Goal: With pictures left out, extract every line between the start of the records below and the line holding "var FS = 18;", inclusive.

Given information:
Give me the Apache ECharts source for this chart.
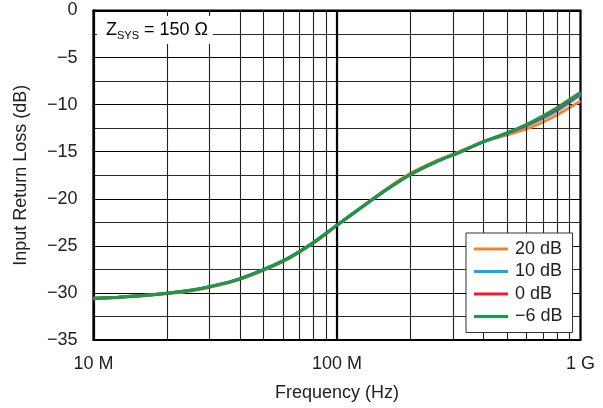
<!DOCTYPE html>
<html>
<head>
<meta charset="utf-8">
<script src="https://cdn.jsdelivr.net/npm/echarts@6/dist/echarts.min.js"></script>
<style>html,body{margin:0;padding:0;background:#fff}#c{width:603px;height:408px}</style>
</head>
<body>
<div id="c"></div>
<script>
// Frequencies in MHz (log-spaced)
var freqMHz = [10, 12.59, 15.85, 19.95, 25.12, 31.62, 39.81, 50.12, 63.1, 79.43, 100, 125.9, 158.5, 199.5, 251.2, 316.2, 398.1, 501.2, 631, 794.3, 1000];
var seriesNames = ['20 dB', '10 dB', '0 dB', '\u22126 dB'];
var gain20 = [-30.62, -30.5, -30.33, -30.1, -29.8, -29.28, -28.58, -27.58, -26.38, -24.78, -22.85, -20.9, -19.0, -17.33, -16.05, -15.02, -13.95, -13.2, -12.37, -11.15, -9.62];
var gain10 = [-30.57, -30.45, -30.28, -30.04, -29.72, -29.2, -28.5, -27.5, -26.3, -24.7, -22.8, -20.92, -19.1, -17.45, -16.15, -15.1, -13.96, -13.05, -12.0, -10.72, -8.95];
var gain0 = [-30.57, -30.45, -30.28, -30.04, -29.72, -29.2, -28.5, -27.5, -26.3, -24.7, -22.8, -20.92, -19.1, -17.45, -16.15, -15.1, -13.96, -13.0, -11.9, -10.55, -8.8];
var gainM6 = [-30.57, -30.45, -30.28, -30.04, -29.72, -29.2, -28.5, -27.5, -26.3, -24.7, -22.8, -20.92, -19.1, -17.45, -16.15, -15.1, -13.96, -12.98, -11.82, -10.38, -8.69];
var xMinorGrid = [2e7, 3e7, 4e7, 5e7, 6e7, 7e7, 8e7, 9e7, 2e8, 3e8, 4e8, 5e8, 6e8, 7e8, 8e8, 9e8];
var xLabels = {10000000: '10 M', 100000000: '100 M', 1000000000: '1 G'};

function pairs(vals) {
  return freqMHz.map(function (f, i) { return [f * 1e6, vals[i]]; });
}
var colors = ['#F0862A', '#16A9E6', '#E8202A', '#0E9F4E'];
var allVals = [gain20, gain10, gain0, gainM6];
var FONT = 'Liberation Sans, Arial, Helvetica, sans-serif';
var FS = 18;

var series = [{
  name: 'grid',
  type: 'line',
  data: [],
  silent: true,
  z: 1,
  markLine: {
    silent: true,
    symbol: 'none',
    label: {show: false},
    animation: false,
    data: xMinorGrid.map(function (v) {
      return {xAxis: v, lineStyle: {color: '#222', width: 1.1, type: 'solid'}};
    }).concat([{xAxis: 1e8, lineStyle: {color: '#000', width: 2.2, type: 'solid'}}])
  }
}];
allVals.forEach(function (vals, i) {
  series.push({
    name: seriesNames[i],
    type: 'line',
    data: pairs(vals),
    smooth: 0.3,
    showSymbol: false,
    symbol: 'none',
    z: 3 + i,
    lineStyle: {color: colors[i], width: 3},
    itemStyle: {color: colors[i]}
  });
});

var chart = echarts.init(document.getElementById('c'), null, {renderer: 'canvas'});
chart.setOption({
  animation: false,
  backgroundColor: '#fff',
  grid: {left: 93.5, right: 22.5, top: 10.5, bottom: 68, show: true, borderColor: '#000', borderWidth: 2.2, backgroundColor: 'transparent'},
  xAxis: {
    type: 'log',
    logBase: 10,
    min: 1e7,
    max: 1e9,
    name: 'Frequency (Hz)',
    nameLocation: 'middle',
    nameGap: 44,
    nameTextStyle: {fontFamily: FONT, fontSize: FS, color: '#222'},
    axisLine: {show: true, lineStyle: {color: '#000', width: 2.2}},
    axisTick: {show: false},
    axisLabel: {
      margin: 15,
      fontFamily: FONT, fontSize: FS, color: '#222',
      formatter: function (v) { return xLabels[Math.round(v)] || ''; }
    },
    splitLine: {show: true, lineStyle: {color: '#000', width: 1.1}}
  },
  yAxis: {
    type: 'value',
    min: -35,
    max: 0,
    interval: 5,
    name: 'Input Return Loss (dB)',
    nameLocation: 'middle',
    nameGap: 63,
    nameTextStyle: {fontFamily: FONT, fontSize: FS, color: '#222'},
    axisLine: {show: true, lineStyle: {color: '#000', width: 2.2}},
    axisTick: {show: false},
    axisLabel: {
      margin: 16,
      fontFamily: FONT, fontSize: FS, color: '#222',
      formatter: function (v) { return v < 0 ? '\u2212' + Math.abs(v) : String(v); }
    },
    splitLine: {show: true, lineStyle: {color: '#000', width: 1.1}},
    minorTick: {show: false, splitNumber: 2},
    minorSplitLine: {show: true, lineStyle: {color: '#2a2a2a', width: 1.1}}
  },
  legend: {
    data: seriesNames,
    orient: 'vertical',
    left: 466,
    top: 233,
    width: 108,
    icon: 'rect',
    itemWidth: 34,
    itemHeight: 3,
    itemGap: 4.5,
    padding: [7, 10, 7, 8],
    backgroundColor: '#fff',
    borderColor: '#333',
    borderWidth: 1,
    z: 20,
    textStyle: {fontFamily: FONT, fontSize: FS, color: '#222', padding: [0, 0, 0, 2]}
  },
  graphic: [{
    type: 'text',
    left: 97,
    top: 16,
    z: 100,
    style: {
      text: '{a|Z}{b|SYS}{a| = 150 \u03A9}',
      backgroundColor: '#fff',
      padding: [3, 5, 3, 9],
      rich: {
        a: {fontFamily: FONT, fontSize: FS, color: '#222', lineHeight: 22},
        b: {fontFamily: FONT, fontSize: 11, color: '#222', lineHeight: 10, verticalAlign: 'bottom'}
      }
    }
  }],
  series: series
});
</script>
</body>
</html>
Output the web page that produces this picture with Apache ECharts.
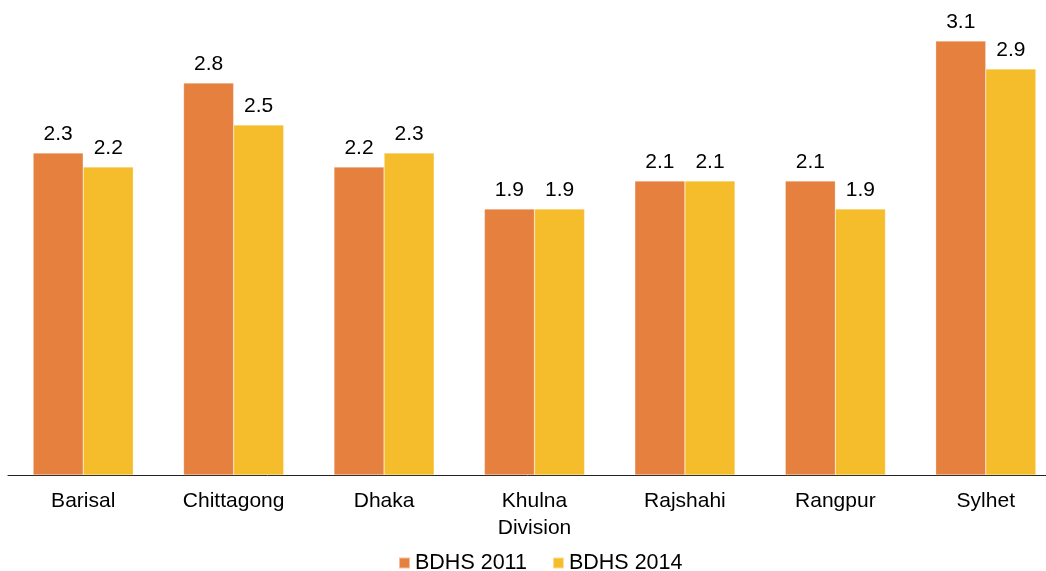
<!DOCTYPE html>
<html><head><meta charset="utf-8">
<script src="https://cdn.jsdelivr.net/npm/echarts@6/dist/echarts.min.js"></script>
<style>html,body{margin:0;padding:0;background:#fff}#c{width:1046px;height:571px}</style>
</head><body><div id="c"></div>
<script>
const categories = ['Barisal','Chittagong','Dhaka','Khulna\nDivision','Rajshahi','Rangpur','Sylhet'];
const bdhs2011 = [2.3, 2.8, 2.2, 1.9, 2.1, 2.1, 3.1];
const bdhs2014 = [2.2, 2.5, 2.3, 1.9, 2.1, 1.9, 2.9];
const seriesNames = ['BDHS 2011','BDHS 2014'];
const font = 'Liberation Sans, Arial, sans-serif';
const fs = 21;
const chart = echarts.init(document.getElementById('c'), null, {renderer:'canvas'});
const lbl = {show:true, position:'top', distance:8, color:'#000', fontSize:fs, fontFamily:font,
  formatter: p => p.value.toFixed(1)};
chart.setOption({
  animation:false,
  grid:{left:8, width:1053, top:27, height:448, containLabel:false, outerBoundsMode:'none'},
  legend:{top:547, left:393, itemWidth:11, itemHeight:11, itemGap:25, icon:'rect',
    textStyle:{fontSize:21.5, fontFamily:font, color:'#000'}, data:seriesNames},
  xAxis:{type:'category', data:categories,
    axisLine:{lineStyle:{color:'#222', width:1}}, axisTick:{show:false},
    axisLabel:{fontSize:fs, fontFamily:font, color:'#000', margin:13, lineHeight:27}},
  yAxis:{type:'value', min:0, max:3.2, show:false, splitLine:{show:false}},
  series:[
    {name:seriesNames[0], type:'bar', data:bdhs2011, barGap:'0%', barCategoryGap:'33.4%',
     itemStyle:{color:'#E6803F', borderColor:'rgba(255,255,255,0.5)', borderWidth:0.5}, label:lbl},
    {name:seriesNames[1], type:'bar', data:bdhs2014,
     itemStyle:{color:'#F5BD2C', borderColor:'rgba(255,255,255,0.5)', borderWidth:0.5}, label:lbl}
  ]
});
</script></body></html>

Solution below:
Give me the Apache ECharts source for this chart.
<!DOCTYPE html>
<html>
<head>
<meta charset="utf-8">
<script src="https://cdn.jsdelivr.net/npm/echarts@6/dist/echarts.min.js"></script>
<style>html,body{margin:0;padding:0;background:#fff}#c{width:603px;height:408px}</style>
</head>
<body>
<div id="c"></div>
<script>
// Frequencies in MHz (log-spaced)
var freqMHz = [10, 12.59, 15.85, 19.95, 25.12, 31.62, 39.81, 50.12, 63.1, 79.43, 100, 125.9, 158.5, 199.5, 251.2, 316.2, 398.1, 501.2, 631, 794.3, 1000];
var seriesNames = ['20 dB', '10 dB', '0 dB', '\u22126 dB'];
var gain20 = [-30.62, -30.5, -30.33, -30.1, -29.8, -29.28, -28.58, -27.58, -26.38, -24.78, -22.85, -20.9, -19.0, -17.33, -16.05, -15.02, -13.95, -13.2, -12.37, -11.15, -9.62];
var gain10 = [-30.57, -30.45, -30.28, -30.04, -29.72, -29.2, -28.5, -27.5, -26.3, -24.7, -22.8, -20.92, -19.1, -17.45, -16.15, -15.1, -13.96, -13.05, -12.0, -10.72, -8.95];
var gain0 = [-30.57, -30.45, -30.28, -30.04, -29.72, -29.2, -28.5, -27.5, -26.3, -24.7, -22.8, -20.92, -19.1, -17.45, -16.15, -15.1, -13.96, -13.0, -11.9, -10.55, -8.8];
var gainM6 = [-30.57, -30.45, -30.28, -30.04, -29.72, -29.2, -28.5, -27.5, -26.3, -24.7, -22.8, -20.92, -19.1, -17.45, -16.15, -15.1, -13.96, -12.98, -11.82, -10.38, -8.69];
var xMinorGrid = [2e7, 3e7, 4e7, 5e7, 6e7, 7e7, 8e7, 9e7, 2e8, 3e8, 4e8, 5e8, 6e8, 7e8, 8e8, 9e8];
var xLabels = {10000000: '10 M', 100000000: '100 M', 1000000000: '1 G'};

function pairs(vals) {
  return freqMHz.map(function (f, i) { return [f * 1e6, vals[i]]; });
}
var colors = ['#F0862A', '#16A9E6', '#E8202A', '#0E9F4E'];
var allVals = [gain20, gain10, gain0, gainM6];
var FONT = 'Liberation Sans, Arial, Helvetica, sans-serif';
var FS = 18;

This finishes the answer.